■ **TASK**
Out of the lines below, please list those that hold the string "page".

>> begin SUPPLIED RECORDS

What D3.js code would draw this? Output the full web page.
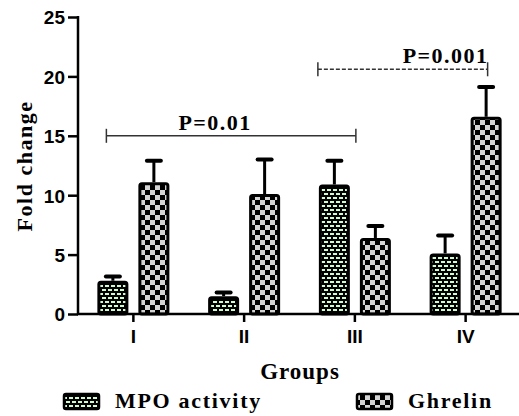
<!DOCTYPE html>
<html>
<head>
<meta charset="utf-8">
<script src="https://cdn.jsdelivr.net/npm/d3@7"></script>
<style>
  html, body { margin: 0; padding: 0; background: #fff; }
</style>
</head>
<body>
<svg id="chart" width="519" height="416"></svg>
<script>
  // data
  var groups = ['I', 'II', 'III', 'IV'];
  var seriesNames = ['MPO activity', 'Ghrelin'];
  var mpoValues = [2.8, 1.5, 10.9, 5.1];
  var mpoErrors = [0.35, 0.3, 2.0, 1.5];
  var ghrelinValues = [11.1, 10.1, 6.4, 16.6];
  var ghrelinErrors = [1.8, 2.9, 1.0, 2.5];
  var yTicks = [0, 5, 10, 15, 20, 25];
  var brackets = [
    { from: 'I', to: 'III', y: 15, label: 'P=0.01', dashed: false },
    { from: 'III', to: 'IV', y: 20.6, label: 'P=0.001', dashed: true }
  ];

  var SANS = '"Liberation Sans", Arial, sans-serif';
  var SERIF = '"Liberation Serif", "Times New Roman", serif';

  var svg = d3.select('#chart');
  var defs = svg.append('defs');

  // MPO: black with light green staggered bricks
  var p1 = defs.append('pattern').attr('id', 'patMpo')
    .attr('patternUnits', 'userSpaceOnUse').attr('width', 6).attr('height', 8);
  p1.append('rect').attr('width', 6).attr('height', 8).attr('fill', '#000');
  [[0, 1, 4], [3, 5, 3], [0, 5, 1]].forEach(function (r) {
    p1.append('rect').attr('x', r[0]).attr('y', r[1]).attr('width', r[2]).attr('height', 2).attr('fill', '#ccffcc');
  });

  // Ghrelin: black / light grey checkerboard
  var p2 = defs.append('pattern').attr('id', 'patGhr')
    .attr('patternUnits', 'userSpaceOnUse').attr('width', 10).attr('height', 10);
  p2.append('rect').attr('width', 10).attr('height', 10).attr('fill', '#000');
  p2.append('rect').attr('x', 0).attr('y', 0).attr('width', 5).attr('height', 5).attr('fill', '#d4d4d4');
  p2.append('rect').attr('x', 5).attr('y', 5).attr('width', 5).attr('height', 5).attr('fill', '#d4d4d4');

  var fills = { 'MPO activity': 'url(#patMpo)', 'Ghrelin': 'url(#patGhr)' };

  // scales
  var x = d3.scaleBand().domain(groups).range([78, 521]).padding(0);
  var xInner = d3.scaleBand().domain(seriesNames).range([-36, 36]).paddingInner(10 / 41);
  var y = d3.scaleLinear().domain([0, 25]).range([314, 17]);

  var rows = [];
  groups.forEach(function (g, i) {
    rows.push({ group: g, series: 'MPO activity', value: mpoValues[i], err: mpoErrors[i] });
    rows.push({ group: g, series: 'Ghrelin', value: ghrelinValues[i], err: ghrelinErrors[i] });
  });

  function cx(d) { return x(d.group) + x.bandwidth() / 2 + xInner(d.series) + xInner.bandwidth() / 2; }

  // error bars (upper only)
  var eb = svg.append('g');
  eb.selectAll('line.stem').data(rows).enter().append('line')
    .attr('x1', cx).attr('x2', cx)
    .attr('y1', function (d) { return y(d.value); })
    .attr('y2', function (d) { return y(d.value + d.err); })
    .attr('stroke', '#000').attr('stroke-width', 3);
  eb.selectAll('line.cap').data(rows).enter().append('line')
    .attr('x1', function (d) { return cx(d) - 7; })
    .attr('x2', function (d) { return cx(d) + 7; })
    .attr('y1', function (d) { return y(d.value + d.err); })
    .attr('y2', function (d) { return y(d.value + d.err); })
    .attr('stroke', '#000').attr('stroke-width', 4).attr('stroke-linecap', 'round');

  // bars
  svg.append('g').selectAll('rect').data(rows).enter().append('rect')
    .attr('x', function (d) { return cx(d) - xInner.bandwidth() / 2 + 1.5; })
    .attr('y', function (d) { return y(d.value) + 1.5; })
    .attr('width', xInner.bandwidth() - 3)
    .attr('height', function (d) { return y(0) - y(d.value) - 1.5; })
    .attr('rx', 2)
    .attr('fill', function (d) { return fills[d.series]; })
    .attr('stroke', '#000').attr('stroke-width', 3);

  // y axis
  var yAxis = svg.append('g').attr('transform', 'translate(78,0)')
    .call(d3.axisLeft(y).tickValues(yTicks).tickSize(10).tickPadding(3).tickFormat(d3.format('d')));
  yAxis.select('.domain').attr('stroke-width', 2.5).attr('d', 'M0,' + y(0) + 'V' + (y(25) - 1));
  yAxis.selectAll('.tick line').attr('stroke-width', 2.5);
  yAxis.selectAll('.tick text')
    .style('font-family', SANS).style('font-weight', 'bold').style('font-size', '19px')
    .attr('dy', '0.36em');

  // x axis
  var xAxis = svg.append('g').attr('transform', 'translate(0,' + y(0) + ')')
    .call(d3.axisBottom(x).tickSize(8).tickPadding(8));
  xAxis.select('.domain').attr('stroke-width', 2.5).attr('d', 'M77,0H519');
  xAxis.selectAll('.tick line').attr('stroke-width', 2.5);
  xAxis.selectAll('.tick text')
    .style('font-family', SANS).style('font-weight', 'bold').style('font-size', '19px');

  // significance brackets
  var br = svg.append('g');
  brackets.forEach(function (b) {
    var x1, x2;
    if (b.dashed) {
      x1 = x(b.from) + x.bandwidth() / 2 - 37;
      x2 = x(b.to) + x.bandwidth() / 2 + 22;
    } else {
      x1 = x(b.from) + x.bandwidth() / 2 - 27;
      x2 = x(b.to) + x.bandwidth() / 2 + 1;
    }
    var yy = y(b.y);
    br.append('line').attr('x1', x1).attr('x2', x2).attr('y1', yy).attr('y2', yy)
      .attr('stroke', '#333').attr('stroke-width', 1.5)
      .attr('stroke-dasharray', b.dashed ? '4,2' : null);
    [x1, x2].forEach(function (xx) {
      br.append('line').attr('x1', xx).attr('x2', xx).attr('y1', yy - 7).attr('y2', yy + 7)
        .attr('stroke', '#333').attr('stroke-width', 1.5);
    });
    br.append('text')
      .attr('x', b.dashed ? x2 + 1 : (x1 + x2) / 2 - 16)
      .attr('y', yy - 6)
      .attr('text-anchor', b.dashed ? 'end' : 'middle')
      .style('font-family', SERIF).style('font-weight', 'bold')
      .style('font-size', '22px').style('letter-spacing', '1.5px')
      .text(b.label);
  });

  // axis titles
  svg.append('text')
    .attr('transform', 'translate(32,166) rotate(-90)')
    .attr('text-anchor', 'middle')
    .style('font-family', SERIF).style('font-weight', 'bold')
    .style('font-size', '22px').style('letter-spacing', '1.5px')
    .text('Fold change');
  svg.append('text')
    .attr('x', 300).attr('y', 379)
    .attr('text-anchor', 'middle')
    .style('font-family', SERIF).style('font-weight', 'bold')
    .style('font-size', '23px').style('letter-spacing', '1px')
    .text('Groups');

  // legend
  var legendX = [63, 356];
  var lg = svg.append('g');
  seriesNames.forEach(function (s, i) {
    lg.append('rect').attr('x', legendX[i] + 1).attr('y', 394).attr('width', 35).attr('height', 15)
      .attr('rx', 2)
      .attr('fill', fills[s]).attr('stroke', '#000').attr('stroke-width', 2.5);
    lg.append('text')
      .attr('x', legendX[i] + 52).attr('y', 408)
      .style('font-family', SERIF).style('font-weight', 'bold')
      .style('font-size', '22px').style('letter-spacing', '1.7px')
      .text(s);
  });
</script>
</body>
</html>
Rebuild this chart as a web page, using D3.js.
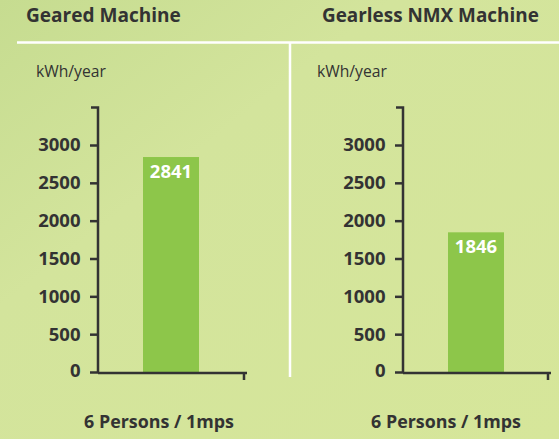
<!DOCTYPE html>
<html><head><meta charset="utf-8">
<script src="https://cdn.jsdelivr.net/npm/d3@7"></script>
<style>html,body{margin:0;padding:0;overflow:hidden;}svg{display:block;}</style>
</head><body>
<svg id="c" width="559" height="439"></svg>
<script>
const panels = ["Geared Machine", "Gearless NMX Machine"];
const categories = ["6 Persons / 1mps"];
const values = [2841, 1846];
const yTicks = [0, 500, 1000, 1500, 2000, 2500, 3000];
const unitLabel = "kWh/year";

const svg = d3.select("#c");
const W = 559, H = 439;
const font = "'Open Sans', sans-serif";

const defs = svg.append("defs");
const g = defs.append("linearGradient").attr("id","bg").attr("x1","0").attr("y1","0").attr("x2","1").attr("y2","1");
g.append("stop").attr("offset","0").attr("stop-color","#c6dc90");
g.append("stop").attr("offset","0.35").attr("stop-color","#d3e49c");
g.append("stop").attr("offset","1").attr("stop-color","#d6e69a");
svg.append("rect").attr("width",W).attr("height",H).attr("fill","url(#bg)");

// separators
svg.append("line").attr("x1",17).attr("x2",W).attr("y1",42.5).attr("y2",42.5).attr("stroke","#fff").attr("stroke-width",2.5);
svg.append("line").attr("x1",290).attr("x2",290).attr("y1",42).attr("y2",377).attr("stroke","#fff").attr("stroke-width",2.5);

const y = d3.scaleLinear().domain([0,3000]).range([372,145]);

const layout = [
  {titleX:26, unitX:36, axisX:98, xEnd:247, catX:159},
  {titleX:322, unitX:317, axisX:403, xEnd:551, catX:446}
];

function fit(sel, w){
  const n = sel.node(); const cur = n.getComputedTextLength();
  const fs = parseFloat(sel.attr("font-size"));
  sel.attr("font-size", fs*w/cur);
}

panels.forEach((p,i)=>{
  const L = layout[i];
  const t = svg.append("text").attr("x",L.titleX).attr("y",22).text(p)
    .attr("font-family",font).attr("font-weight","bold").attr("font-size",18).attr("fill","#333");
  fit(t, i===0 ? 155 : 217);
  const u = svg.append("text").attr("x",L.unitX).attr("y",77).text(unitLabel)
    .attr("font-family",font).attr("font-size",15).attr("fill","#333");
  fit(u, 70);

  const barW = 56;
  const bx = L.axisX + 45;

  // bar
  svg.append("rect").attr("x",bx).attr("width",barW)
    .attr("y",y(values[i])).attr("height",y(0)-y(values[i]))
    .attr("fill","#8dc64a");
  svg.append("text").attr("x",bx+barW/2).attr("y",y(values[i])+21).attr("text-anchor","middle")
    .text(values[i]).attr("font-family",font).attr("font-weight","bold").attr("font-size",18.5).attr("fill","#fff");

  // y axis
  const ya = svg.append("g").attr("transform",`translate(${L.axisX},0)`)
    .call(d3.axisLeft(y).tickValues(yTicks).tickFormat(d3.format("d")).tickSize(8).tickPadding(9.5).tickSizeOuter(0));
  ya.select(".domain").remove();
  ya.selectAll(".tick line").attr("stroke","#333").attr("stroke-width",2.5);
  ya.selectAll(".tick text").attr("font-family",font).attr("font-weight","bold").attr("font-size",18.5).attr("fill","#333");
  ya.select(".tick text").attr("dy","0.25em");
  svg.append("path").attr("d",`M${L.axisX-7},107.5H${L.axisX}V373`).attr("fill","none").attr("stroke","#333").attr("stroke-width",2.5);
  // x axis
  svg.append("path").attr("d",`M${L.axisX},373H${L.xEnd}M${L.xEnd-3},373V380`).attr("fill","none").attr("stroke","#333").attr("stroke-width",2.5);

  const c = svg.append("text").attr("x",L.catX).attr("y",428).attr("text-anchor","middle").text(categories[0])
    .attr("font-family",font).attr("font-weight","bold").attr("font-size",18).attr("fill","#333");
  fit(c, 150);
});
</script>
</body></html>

>> end SUPPLIED RECORDS

■ **RESPONSE**
What D3.js code would draw this? Output the full web page.
Rebuild this chart as a web page, using D3.js.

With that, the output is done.